BRIEF: Skip all pictures. Write out the data below from its first line through the line that contains "(0,0) rectangle (1138,499);".

============================================================

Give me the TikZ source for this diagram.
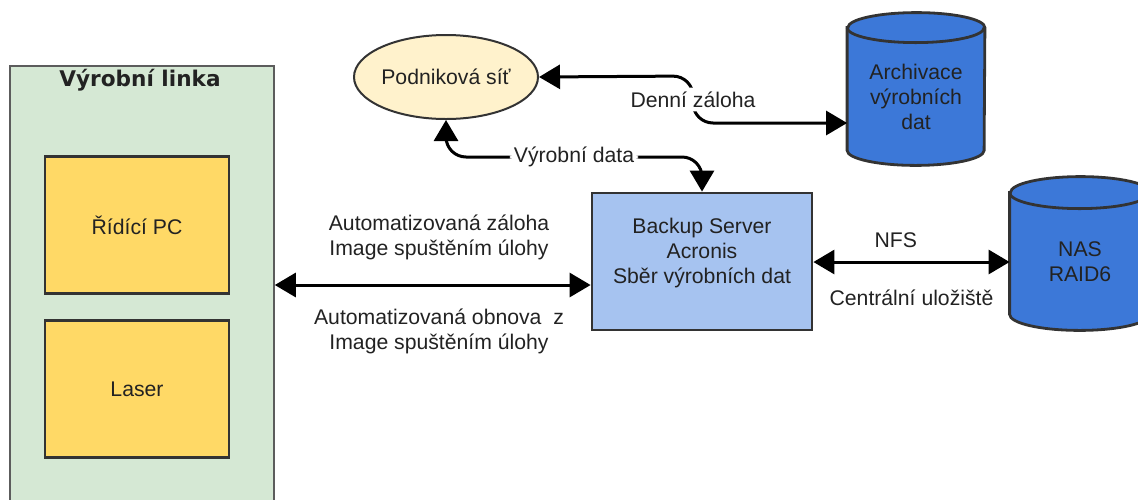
\documentclass[tikz,border=0pt]{standalone}
\usepackage{fontspec}
\setmainfont{Liberation Sans}
\newfontfamily\titlefont{DejaVu Sans}
\usetikzlibrary{shapes.geometric,arrows.meta,backgrounds}

\definecolor{linkafill}{HTML}{D5E8D4}
\definecolor{pcfill}{HTML}{FFD966}
\definecolor{sitfill}{HTML}{FFF2CC}
\definecolor{serverfill}{HTML}{A6C3F0}
\definecolor{diskfill}{HTML}{3C78D8}
\definecolor{edgegray}{HTML}{333333}
\definecolor{textgray}{HTML}{222222}

\begin{document}
\begin{tikzpicture}[x=0.5pt, y=-0.5pt,
	every node/.style={font=\fontsize{10.6}{12.5}\selectfont, text=textgray, align=center},
	box/.style={draw=edgegray, line width=1.4pt, inner sep=0pt},
	disk/.style={inner sep=0pt, minimum height=68.5pt},
	spoj/.style={line width=1.5pt, >={Triangle[length=10.5pt, width=12pt]}, rounded corners=10pt}]

	\clip (0,0) rectangle (1138,499);

	\node (linka) at (142,291)
		[box, draw=edgegray!80, line width=0.8pt, fill=linkafill, minimum width=132pt, minimum height=225pt] {};

	\node (titul) at (140,80)
		[font=\titlefont\bfseries\fontsize{10.8}{12.5}\selectfont] {Výrobní linka};

	\node (pc) at (137,225)
		[box, fill=pcfill, minimum width=92pt, minimum height=68.5pt] {Řídící PC};

	\node (laser) at (137,389)
		[box, fill=pcfill, minimum width=92pt, minimum height=68.5pt] {Laser};

	\node (sit) at (446,77)
		[box, line width=1pt, ellipse, fill=sitfill, minimum width=92pt, minimum height=42pt] {Podniková síť};

	\node (archiv) at (916,96.5)
		[disk, minimum width=68.5pt] {Archivace\\výrobních\\dat};

	\node (backup) at (702,261.5)
		[box, fill=serverfill, minimum width=110pt, minimum height=68.5pt, text depth=11pt] {Backup Server\\Acronis\\Sběr výrobních dat};

	\node (nas) at (1080,261.5)
		[disk, minimum width=70pt] {NAS\\RAID6};

	\begin{scope}[on background layer]
	\foreach \db/\rx/\ry in {archiv/68.5/15, nas/70/16}
	{
		\draw
			[box, fill=diskfill] (\db.north west) -- ([shift={(0,-\ry)}]\db.south west)
			arc [start angle=180, end angle=0, x radius=\rx, y radius=\ry]
			-- (\db.north east)
			arc [start angle=0, end angle=-180, x radius=\rx, y radius=\ry] -- cycle;
		\draw
			[box] (\db.north west)
			arc [start angle=180, end angle=0, x radius=\rx, y radius=\ry];
	}
	\end{scope}

	\draw
		[spoj, <->] (linka.east |- 0,285) -- (backup.west |- 0,285)
		node [pos=0.52, anchor=south, yshift=8.5pt] {Automatizovaná záloha\\Image spuštěním úlohy}
		node [pos=0.52, anchor=north, yshift=-8pt] {Automatizovaná obnova \ z\\Image spuštěním úlohy};

	\draw
		[spoj, <->] (backup.east |- 0,262) -- (nas.west |- 0,262)
		node [pos=0.42, anchor=south, yshift=3pt] {NFS}
		node [pos=0.5, anchor=north, yshift=-10pt] {Centrální uložiště};

	\draw
		[spoj, <->] (sit.south) -- (sit.south |- 0,157) -- node [fill=white, inner sep=2pt] {Výrobní data} (backup.north |- 0,157) -- (backup.north);

	\draw
		[spoj, <->] (sit.east) -- (693,76) -- node [fill=white, inner sep=2pt] {Denní záloha} (693,123) -- (archiv.west |- 0,123);
\end{tikzpicture}
\end{document}
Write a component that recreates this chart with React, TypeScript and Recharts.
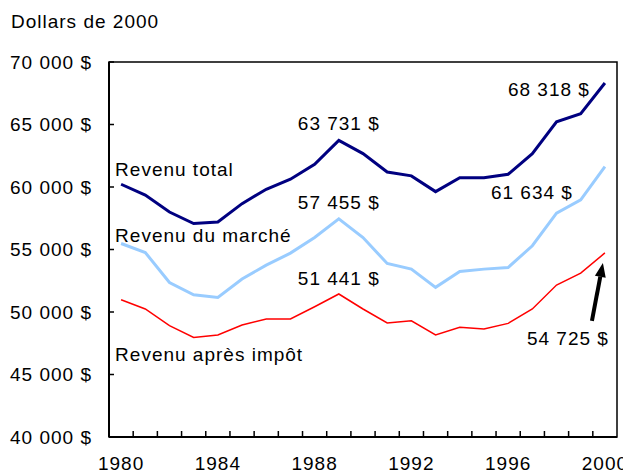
import React from 'react'
import {
  LineChart,
  Line,
  XAxis,
  YAxis,
  LabelList,
  ReferenceArea,
} from 'recharts'

const years = [
  1980, 1981, 1982, 1983, 1984, 1985, 1986, 1987, 1988, 1989, 1990,
  1991, 1992, 1993, 1994, 1995, 1996, 1997, 1998, 1999, 2000,
]
const revenuTotal = [
  60220, 59350, 58000, 57080, 57200, 58670, 59820, 60620, 61820, 63731, 62670,
  61200, 60890, 59630, 60750, 60750, 61020, 62670, 65220, 65860, 68318,
]
const revenuMarche = [
  55480, 54760, 52360, 51380, 51170, 52640, 53750, 54710, 55960, 57455, 55960,
  53880, 53430, 51970, 53240, 53430, 53560, 55300, 57910, 58970, 61634,
]
const revenuApresImpot = [
  50980, 50240, 48910, 47970, 48160, 48960, 49440, 49440, 50420, 51441, 50240,
  49120, 49300, 48160, 48770, 48640, 49090, 50240, 52160, 53110, 54725,
]
const labelYears = [1980, 1984, 1988, 1992, 1996, 2000]
const yTicks = [40000, 45000, 50000, 55000, 60000, 65000, 70000]

const data = years.map((year, i) => ({
  year,
  total: revenuTotal[i],
  marche: revenuMarche[i],
  apres: revenuApresImpot[i],
}))

// tick marks sit between years, labels on every 4th year
const xTicks = [...labelYears, ...years.slice(0, -1).map((y) => y + 0.5)].sort(
  (a, b) => a - b
)

const FONT = '"Liberation Sans", Arial, sans-serif'
const FS = 19
const LS = 1

const fmt = (v: number) =>
  String(v).replace(/\B(?=(\d{3})+(?!\d))/g, ' ') + ' $'

type Note = {
  index: number
  text?: string
  dx: number
  dy: number
  anchor: 'start' | 'middle' | 'end'
  arrow?: boolean
}

const makeLabels = (notes: Note[]) => (props: any) => {
  const { x, y, value, index } = props
  const note = notes.find((n) => n.index === index)
  if (!note) return null
  const text = note.text ?? fmt(Number(value))
  let arrow = null
  if (note.arrow) {
    const tx = x - 2
    const ty = y + 10
    const sx = x - 13
    const sy = y + 68
    const len = Math.hypot(tx - sx, ty - sy)
    const ux = (tx - sx) / len
    const uy = (ty - sy) / len
    const hx = tx - ux * 14
    const hy = ty - uy * 14
    arrow = (
      <g>
        <line x1={sx} y1={sy} x2={hx} y2={hy} stroke="#000" strokeWidth={4} />
        <polygon
          points={`${tx},${ty} ${hx - uy * 5.5},${hy + ux * 5.5} ${hx + uy * 5.5},${hy - ux * 5.5}`}
          fill="#000"
        />
      </g>
    )
  }
  return (
    <g>
      <text
        x={x + note.dx}
        y={y + note.dy + FS * 0.36}
        textAnchor={note.anchor}
        fontFamily={FONT}
        fontSize={FS}
        letterSpacing={LS}
        fill="#000"
      >
        {text}
      </text>
      {arrow}
    </g>
  )
}

const XTick = (props: any) => {
  const { x, y, payload } = props
  const v = payload.value
  if (labelYears.includes(v)) {
    return (
      <text
        x={x}
        y={y + 33}
        textAnchor="middle"
        fontFamily={FONT}
        fontSize={FS}
        letterSpacing={LS}
        fill="#000"
      >
        {v}
      </text>
    )
  }
  return <line x1={x} y1={y} x2={x} y2={y - 6} stroke="#000" strokeWidth={1.5} />
}

const YTick = (props: any) => {
  const { x, y, payload } = props
  return (
    <g>
      <line x1={x} y1={y} x2={x + 5} y2={y} stroke="#000" strokeWidth={1.5} />
      <text
        x={x - 17}
        y={y + FS * 0.36}
        textAnchor="end"
        fontFamily={FONT}
        fontSize={FS}
        letterSpacing={LS}
        fill="#000"
      >
        {fmt(payload.value)}
      </text>
    </g>
  )
}

export default function App() {
  return (
    <div style={{ position: 'relative', width: 623, height: 467 }}>
      <div
        style={{
          position: 'absolute',
          left: 3,
          top: 4,
          fontFamily: FONT,
          fontSize: FS,
          letterSpacing: LS,
          lineHeight: `${FS}px`,
          whiteSpace: 'nowrap',
        }}
      >
        Dollars de 2000
      </div>
      <LineChart
        width={623}
        height={467}
        data={data}
        margin={{ top: 54, right: 14, left: 0, bottom: 0 }}
      >
        <XAxis
          dataKey="year"
          type="number"
          domain={[1979.5, 2000.5]}
          ticks={xTicks}
          interval={0}
          tickSize={0}
          tickMargin={0}
          tickLine={false}
          tick={<XTick />}
          height={38}
          axisLine={{ stroke: '#000', strokeWidth: 2 }}
        />
        <YAxis
          type="number"
          domain={[40000, 70000]}
          ticks={yTicks}
          interval={0}
          tickSize={0}
          tickMargin={0}
          tickLine={false}
          tick={<YTick />}
          width={101}
          axisLine={{ stroke: '#000', strokeWidth: 2 }}
        />
        <ReferenceArea
          x1={1979.5}
          x2={2000.5}
          y1={40000}
          y2={70000}
          fill="none"
          fillOpacity={0}
          stroke="#000"
          strokeWidth={1.5}
        />
        <Line
          dataKey="total"
          stroke="#000080"
          strokeWidth={3}
          dot={false}
          isAnimationActive={false}
        >
          <LabelList
            dataKey="total"
            content={makeLabels([
              { index: 0, text: 'Revenu total', dx: -6, dy: -15, anchor: 'start' },
              { index: 9, dx: 0, dy: -17, anchor: 'middle' },
              { index: 20, dx: -56, dy: 6, anchor: 'middle' },
            ])}
          />
        </Line>
        <Line
          dataKey="marche"
          stroke="#99CCFF"
          strokeWidth={3}
          dot={false}
          isAnimationActive={false}
        >
          <LabelList
            dataKey="marche"
            content={makeLabels([
              { index: 0, text: 'Revenu du marché', dx: -6, dy: -8, anchor: 'start' },
              { index: 9, dx: 0, dy: -17, anchor: 'middle' },
              { index: 20, dx: -73, dy: 26, anchor: 'middle' },
            ])}
          />
        </Line>
        <Line
          dataKey="apres"
          stroke="#FF0000"
          strokeWidth={1.5}
          dot={false}
          isAnimationActive={false}
        >
          <LabelList
            dataKey="apres"
            content={makeLabels([
              { index: 0, text: 'Revenu après impôt', dx: -6, dy: 54, anchor: 'start' },
              { index: 9, dx: 0, dy: -16, anchor: 'middle' },
              { index: 20, dx: -37, dy: 85, anchor: 'middle', arrow: true },
            ])}
          />
        </Line>
      </LineChart>
    </div>
  )
}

============================================================

WRITTEN ANSWER:
Give me the TikZ source for this diagram.
\documentclass[tikz,border=0pt]{standalone}
\usepackage{fontspec}
\setmainfont{Liberation Sans}
\newfontfamily\titlefont{DejaVu Sans}
\usetikzlibrary{shapes.geometric,arrows.meta,backgrounds}

\definecolor{linkafill}{HTML}{D5E8D4}
\definecolor{pcfill}{HTML}{FFD966}
\definecolor{sitfill}{HTML}{FFF2CC}
\definecolor{serverfill}{HTML}{A6C3F0}
\definecolor{diskfill}{HTML}{3C78D8}
\definecolor{edgegray}{HTML}{333333}
\definecolor{textgray}{HTML}{222222}

\begin{document}
\begin{tikzpicture}[x=0.5pt, y=-0.5pt,
	every node/.style={font=\fontsize{10.6}{12.5}\selectfont, text=textgray, align=center},
	box/.style={draw=edgegray, line width=1.4pt, inner sep=0pt},
	disk/.style={inner sep=0pt, minimum height=68.5pt},
	spoj/.style={line width=1.5pt, >={Triangle[length=10.5pt, width=12pt]}, rounded corners=10pt}]

	\clip (0,0) rectangle (1138,499);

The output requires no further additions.